Como se explica isso? Roberto DaMatta nos lembra que “todas as sociedades alternam suas vidas entre rotinas e ritos, trabalho e festa, corpo e alma…”, o que nos coloca numa constante vivência entre esses momentos. Mas o fator essencial para compreender o comportamento dessa pandemia é que “No Brasil, como em muitas outras sociedades, o rotineiro é sempre equacionado ao trabalho ou a tudo que remete a obrigações e castigos”. Por outro lado, o extraordinário é onde se coloca o fora do comum, onde podemos viver o mundo fora do sentido habitual: desde os extravasamentos do carnaval até os momentos de solidariedade em catástrofes inesperadas. Traduzindo: quando o isolamento era visto como extraordinário ainda se tinha alguma predisposição para agir diferente, fazer coisas novas – inclusive, ser solidário; com o tempo se passando (e com pouco mudando), o isolamento vira rotina, ou seja, o “castigo”. Entra em cena então, o famoso jeitinho para se lidar com isso.
Do jeitinho brasileiro todos já ouviram falar alguma vez, seja como motivo de orgulho ou como alvo de críticas. Para nosso já conhecido antropólogo, esse jeitinho serve ainda para, de forma pessoal, mediar as leis, suas aplicações e as pessoas nelas implicadas.
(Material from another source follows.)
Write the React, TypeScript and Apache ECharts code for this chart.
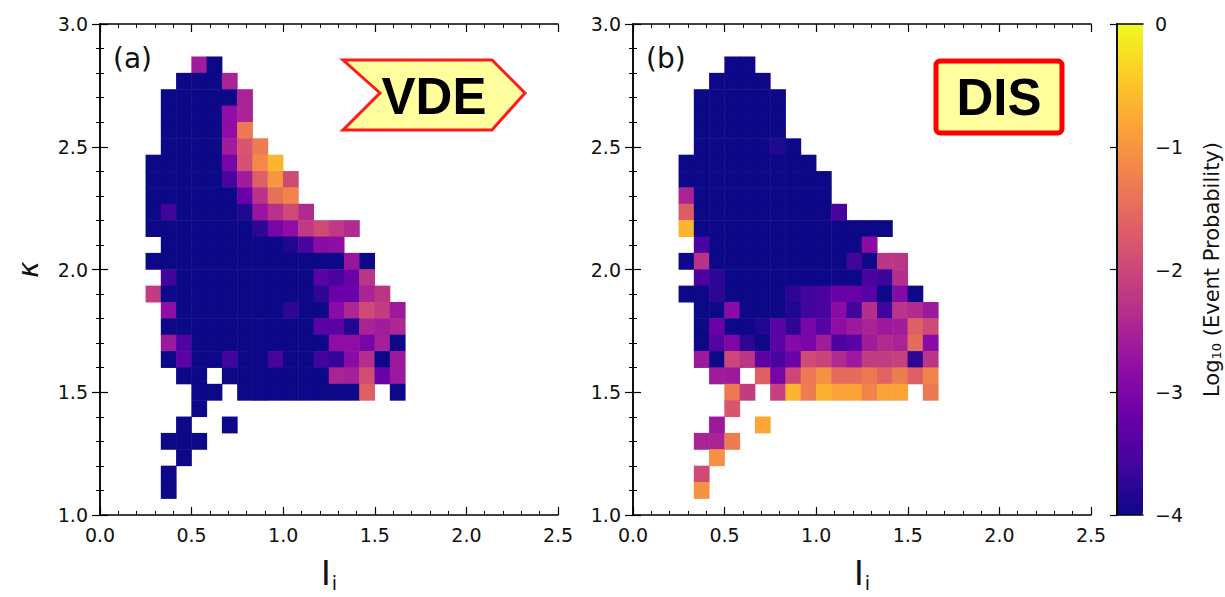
import React, { useEffect, useRef } from "react";
import * as echarts from "echarts";

// Axis ranges and bins (30 x 30 histogram bins)
const X_RANGE = [0, 2.5];
const Y_RANGE = [1, 3];
const N_BINS = 30;
const COLOR_TICKS = [0, -1, -2, -3, -4];

const PLASMA = [
  "#0d0887", "#41049d", "#6a00a8", "#8f0da4", "#b12a90", "#cc4778",
  "#e16462", "#f2844b", "#fca636", "#fcce25", "#f0f921",
];

// rows: [yBin (from bottom), first xBin, log10 probabilities...]
const vdeRows: [number, number, (number | null)[]][] = [
  [27, 6, [-2.6, -4]],
  [26, 5, [-4, -4, -4, -2.5]],
  [25, 4, [-4, -4, -4, -4, -4, -2.5]],
  [24, 4, [-4, -4, -4, -4, -2.8, -2.5]],
  [23, 4, [-4, -4, -4, -4, -2.8, -1.35]],
  [22, 4, [-4, -4, -4, -4, -2.6, -1.8, -1.3]],
  [21, 3, [-4, -4, -4, -4, -4, -3.05, -1.85, -1.15, -0.65]],
  [20, 3, [-4, -4, -4, -4, -4, -3.5, -2.6, -1.65, -1.0, -1.95]],
  [19, 3, [-4, -4, -4, -4, -4, -4, -3.2, -2.3, -1.45, -1.2]],
  [18, 3, [-4, -3.6, -4, -4, -4, -4, -3.85, -2.7, -2.3, -1.95, -2.4]],
  [17, 3, [-4, -4, -4, -4, -4, -4, -4, -3.75, -3.05, -2.8, -2.2, -1.95, -2.2, -2.4]],
  [16, 4, [-4, -4, -4, -4, -4, -4, -4, -4, -3.85, -3.5, -2.85, -2.8]],
  [15, 3, [-4, -4, -4, -4, -4, -4, -4, -4, -4, -4, -4, -4, -4, -2.7, -4]],
  [14, 4, [-3.6, -4, -4, -4, -4, -4, -4, -4, -4, -4, -3.35, -3.5, -3.2, -2.25]],
  [13, 3, [-2.15, -4, -4, -4, -4, -4, -4, -4, -4, -4, -4, -3.75, -3.2, -3.2, -2.5, -2.25]],
  [12, 4, [-2.8, -4, -4, -4, -4, -4, -4, -4, -3.75, -4, -4, -2.85, -2.45, -1.95, -2.15, -2.65]],
  [11, 4, [-4, -4, -4, -4, -4, -4, -4, -4, -4, -4, -3.35, -3.35, -3.85, -2.5, -2.6, -2.45]],
  [10, 4, [-2.65, -3.45, -4, -4, -4, -4, -4, -4, -4, -4, -4, -2.8, -2.8, -3.05, -2.55, -4]],
  [9, 4, [-4, -3.35, -4, -4, -3.6, -4, -4, -3.55, -4, -4, -3.6, -3.7, -2.85, -2.35, -4, -2.65]],
  [8, 5, [-4, -4, null, -4, -4, -4, -4, -4, -4, -4, -2.5, -2.55, -1.9, -3.2, -2.65]],
  [7, 6, [-4, -4, null, -4, -4, -4, -4, -4, -4, -4, -4, -1.65, null, -4]],
  [6, 6, [-4]],
  [5, 5, [-4, null, null, -4]],
  [4, 4, [-4, -4, -4]],
  [3, 5, [-4]],
  [2, 4, [-4]],
  [1, 4, [-4]],
];

const disRows: [number, number, (number | null)[]][] = [
  [27, 6, [-4, -4]],
  [26, 5, [-4, -4, -4, -4]],
  [25, 4, [-4, -4, -4, -4, -4, -4]],
  [24, 4, [-4, -4, -4, -4, -4, -4]],
  [23, 4, [-4, -4, -4, -4, -4, -4]],
  [22, 4, [-4, -4, -4, -4, -4, -3.85, -4]],
  [21, 3, [-4, -4, -4, -4, -4, -4, -4, -4, -4]],
  [20, 3, [-4, -4, -4, -4, -4, -4, -4, -4, -4, -4]],
  [19, 3, [-2.5, -4, -4, -4, -4, -4, -4, -4, -4, -4]],
  [18, 3, [-1.7, -4, -4, -4, -4, -4, -4, -4, -4, -4, -3.5]],
  [17, 3, [-0.65, -4, -4, -4, -4, -4, -4, -4, -4, -4, -4, -4, -4, -4]],
  [16, 4, [-3.5, -4, -4, -4, -4, -4, -4, -4, -4, -4, -4, -2.85]],
  [15, 3, [-4, -2.3, -4, -4, -4, -4, -4, -4, -4, -4, -4, -3.6, -4, -2.25, -2.25]],
  [14, 4, [-3.5, -3.75, -4, -4, -4, -4, -4, -4, -4, -4, -4, -3.5, -3.65, -2.35]],
  [13, 3, [-4, -4, -3.75, -4, -4, -4, -4, -3.75, -3.6, -3.5, -3.2, -3.2, -3.4, -4, -2.9, -4]],
  [12, 4, [-4, -4, -2.85, -4, -4, -4, -3.85, -3.6, -3.5, -2.85, -3.6, -2.35, -3.6, -2.25, -2.4, -2.65]],
  [11, 4, [-4, -3.2, -4, -4, -3.85, -3.35, -3.75, -3.05, -3.4, -2.8, -2.65, -2.5, -2.65, -2.6, -1.65, -1.95]],
  [10, 4, [-4, -3.4, -3.0, -3.75, -4, -3.35, -2.9, -3.05, -2.6, -3.5, -3.35, -2.6, -2.4, -2.5, -1.5, -2.85]],
  [9, 4, [-2.65, -4, -2.0, -2.25, -3.35, -3.5, -3.2, -1.95, -2.05, -2.4, -2.65, -2.15, -2.15, -2.1, -3.75, -2.25]],
  [8, 5, [-2.6, -2.65, null, -1.65, -3.05, -2.0, -1.35, -1.05, -1.5, -1.5, -1.35, -1.6, -1.3, -1.65, -1.2]],
  [7, 6, [-1.35, -2.15, null, -2.1, -0.65, -1.3, -0.7, -0.85, -0.85, -1.2, -0.85, -0.85, null, -1.35]],
  [6, 6, [-1.8]],
  [5, 5, [-2.65, null, null, -0.8]],
  [4, 4, [-2.5, -2.5, -1.3]],
  [3, 5, [-1.05]],
  [2, 4, [-1.95]],
  [1, 4, [-1.05]],
];

const xCats = Array.from({ length: N_BINS }, (_, k) =>
  (X_RANGE[0] + ((k + 0.5) * (X_RANGE[1] - X_RANGE[0])) / N_BINS).toFixed(3)
);
const yCats = Array.from({ length: N_BINS }, (_, k) =>
  (Y_RANGE[0] + ((k + 0.5) * (Y_RANGE[1] - Y_RANGE[0])) / N_BINS).toFixed(3)
);

function toCells(rows: [number, number, (number | null)[]][]) {
  const out: number[][] = [];
  rows.forEach(([j, k0, vals]) => {
    vals.forEach((v, i) => {
      if (v !== null) out.push([k0 + i, j, v]);
    });
  });
  return out;
}

const FONT = "DejaVu Sans";
const BLACK = "#000";
const tickFont = { fontFamily: FONT, fontSize: 19, color: "#111" };
const line = { show: true, lineStyle: { color: BLACK, width: 1.5 } };

function panelAxes(g: number, withYName: boolean) {
  const xs = [
    {
      type: "value", gridIndex: g, min: X_RANGE[0], max: X_RANGE[1], interval: 0.5,
      position: "bottom", axisLine: line,
      axisTick: { inside: true, length: 8, lineStyle: { color: BLACK, width: 1.2 } },
      minorTick: { show: true, splitNumber: 5, length: 4, lineStyle: { color: BLACK, width: 1 } },
      splitLine: { show: false }, minorSplitLine: { show: false },
      axisLabel: { ...tickFont, margin: 10, formatter: (v: number) => v.toFixed(1) },
      name: "{a|I}{b|i}", nameLocation: "middle", nameGap: 40,
      nameTextStyle: {
        rich: {
          a: { fontFamily: FONT, fontSize: 33, color: "#111" },
          b: { fontFamily: FONT, fontSize: 19, color: "#111", padding: [18, 0, 0, 1] },
        },
      },
    },
    {
      type: "value", gridIndex: g, min: X_RANGE[0], max: X_RANGE[1], interval: 0.5,
      position: "top", axisLine: line,
      axisTick: { inside: true, length: 8, lineStyle: { color: BLACK, width: 1.2 } },
      minorTick: { show: true, splitNumber: 5, length: 4, lineStyle: { color: BLACK, width: 1 } },
      splitLine: { show: false }, axisLabel: { show: false },
    },
    { type: "category", gridIndex: g, data: xCats, show: false, boundaryGap: true },
  ];
  const ys = [
    {
      type: "value", gridIndex: g, min: Y_RANGE[0], max: Y_RANGE[1], interval: 0.5,
      position: "left", axisLine: line,
      axisTick: { inside: true, length: 8, lineStyle: { color: BLACK, width: 1.2 } },
      minorTick: { show: true, splitNumber: 5, length: 4, lineStyle: { color: BLACK, width: 1 } },
      splitLine: { show: false }, minorSplitLine: { show: false },
      axisLabel: { ...tickFont, margin: 12, formatter: (v: number) => v.toFixed(1) },
      name: withYName ? "κ" : "", nameLocation: "middle", nameGap: 58,
      nameTextStyle: { fontFamily: FONT, fontSize: 28, fontStyle: "italic", color: "#111" },
    },
    {
      type: "value", gridIndex: g, min: Y_RANGE[0], max: Y_RANGE[1], interval: 0.5,
      position: "right", axisLine: line,
      axisTick: { inside: true, length: 8, lineStyle: { color: BLACK, width: 1.2 } },
      minorTick: { show: true, splitNumber: 5, length: 4, lineStyle: { color: BLACK, width: 1 } },
      splitLine: { show: false }, axisLabel: { show: false },
    },
    { type: "category", gridIndex: g, data: yCats, show: false, boundaryGap: true },
  ];
  return { xs, ys };
}

export default function App() {
  const ref = useRef<HTMLDivElement>(null);
  useEffect(() => {
    if (!ref.current) return;
    const chart = echarts.init(ref.current, undefined, { renderer: "svg" });
    const a = panelAxes(0, true);
    const b = panelAxes(1, false);
    const cbLine = { show: true, lineStyle: { color: BLACK, width: 1.5 } };
    const option: any = {
      animation: false,
      backgroundColor: "#fff",
      grid: [
        { left: 100, top: 24, width: 458, height: 491 },
        { left: 633, top: 24, width: 458, height: 491 },
        { left: 1117, top: 24, width: 26, height: 491 },
      ],
      xAxis: [
        ...a.xs,
        ...b.xs,
        { type: "value", gridIndex: 2, position: "bottom", axisLine: cbLine, axisTick: { show: false }, axisLabel: { show: false }, splitLine: { show: false }, z: 10 },
        { type: "value", gridIndex: 2, position: "top", axisLine: cbLine, axisTick: { show: false }, axisLabel: { show: false }, splitLine: { show: false }, z: 10 },
      ],
      yAxis: [
        ...a.ys,
        ...b.ys,
        {
          type: "value", gridIndex: 2, min: COLOR_TICKS[4], max: COLOR_TICKS[0], interval: 1,
          position: "right", axisLine: cbLine, z: 10,
          axisTick: { inside: true, length: 7, lineStyle: { color: BLACK, width: 1.2 } },
          splitLine: { show: false },
          axisLabel: { ...tickFont, margin: 12, formatter: (v: number) => (v === 0 ? "0" : "\u2212" + Math.abs(v)) },
          name: "{a|Log}{s|10}{a| (Event Probability)}", nameLocation: "middle", nameGap: 58,
          nameTextStyle: {
            rich: {
              a: { fontFamily: FONT, fontSize: 21, color: "#111" },
              s: { fontFamily: FONT, fontSize: 13, color: "#111", padding: [9, 0, 0, 0] },
            },
          },
        },
        { type: "value", gridIndex: 2, position: "left", axisLine: cbLine, axisTick: { show: false }, axisLabel: { show: false }, splitLine: { show: false }, z: 10 },
      ],
      visualMap: {
        type: "continuous", min: COLOR_TICKS[4], max: COLOR_TICKS[0], seriesIndex: [0, 1], dimension: 2,
        inRange: { color: PLASMA }, show: true, calculable: false, hoverLink: false,
        left: 1117, top: 24, itemWidth: 26, itemHeight: 491, padding: 0, orient: "vertical", z: 1,
      },
      series: [
        { type: "heatmap", name: "VDE", xAxisIndex: 2, yAxisIndex: 2, data: toCells(vdeRows), itemStyle: { borderWidth: 0 }, emphasis: { disabled: true } },
        { type: "heatmap", name: "DIS", xAxisIndex: 5, yAxisIndex: 5, data: toCells(disRows), itemStyle: { borderWidth: 0 }, emphasis: { disabled: true } },
      ],
      graphic: [
        { type: "text", left: 113, top: 44, style: { text: "(a)", font: `28px "${FONT}"`, fill: "#111" } },
        { type: "text", left: 646, top: 44, style: { text: "(b)", font: `28px "${FONT}"`, fill: "#111" } },
        {
          type: "polygon", z: 20,
          shape: { points: [[343, 60], [492, 60], [525, 93], [492, 130], [343, 130], [380, 93]] },
          style: { fill: "#ffff9e", stroke: "#ff1a1a", lineWidth: 3 },
        },
        { type: "text", z: 21, x: 434, y: 96, style: { text: "VDE", font: 'bold 51px "Liberation Sans"', fill: "#000", align: "center", verticalAlign: "middle" } },
        {
          type: "rect", z: 20,
          shape: { x: 936, y: 61, width: 126, height: 72, r: 4 },
          style: { fill: "#ffff9e", stroke: "#ff0000", lineWidth: 5 },
        },
        { type: "text", z: 21, x: 999, y: 97, style: { text: "DIS", font: 'bold 51px "Liberation Sans"', fill: "#000", align: "center", verticalAlign: "middle" } },
      ],
    };
    chart.setOption(option);
    return () => chart.dispose();
  }, []);
  return <div ref={ref} style={{ position: "fixed", left: 0, top: 0, width: 1225, height: 597 }} />;
}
Assim, não se precisa exterminar ou modificar as leis (muito menos cumpri-las a risca): basta desmoralizá-las um pouco; afinal, se pensa, as leis até são importantes, mas não dá pra levar tudo ao pé da letra, né?! Nesse sentido, carregamos uma máscara, mas nada demais tirar de vez em quando para respirar, não acha? Máscaras também podem ser usadas na bolsa, no queixo, na mão ou em apenas uma orelha. Da mesma forma, é belo se dizer contra aglomerações (sobretudo, dos outros), mas não há mal em se juntar com “os nossos”, mesmo em centenas, se sabemos que todos são “boa gente”. Os exemplos se multiplicam nos transportes coletivos superlotados, nos bares e nas festas que “respeitam os protocolos de segurança”, no dia a dia. Está banalizado o “meio isolamento”, o “meio cuidado” e o “(quase) novo normal”.
Como ainda seguimos no meio de uma pandemia, não possuímos uma conclusão objetiva sobre esse tema. Ainda assim, creio que um bom exemplo possa ser encontrado na arte. No “Ensaio sobre a cegueira” de Saramago, assustadoramente atual, a “pandemia da cegueira” se retroalimenta através da maldade, dos individualismos, do egoísmo e da falta de sensibilidade para com o outro. A pandemia de cegueira de Saramago se trata, afinal, da disseminação de uma cegueira moral. Spoiler: no romance, o fim da “cegueira” se inicia quando os sobreviventes passam a incorporar o cuidado uns com os outros em suas rotinas, onde a solidariedade e a compaixão voltam a se fazer presentes. Talvez nossa rotina não precise ser tão cega assim; talvez ainda tenha outro jeitinho.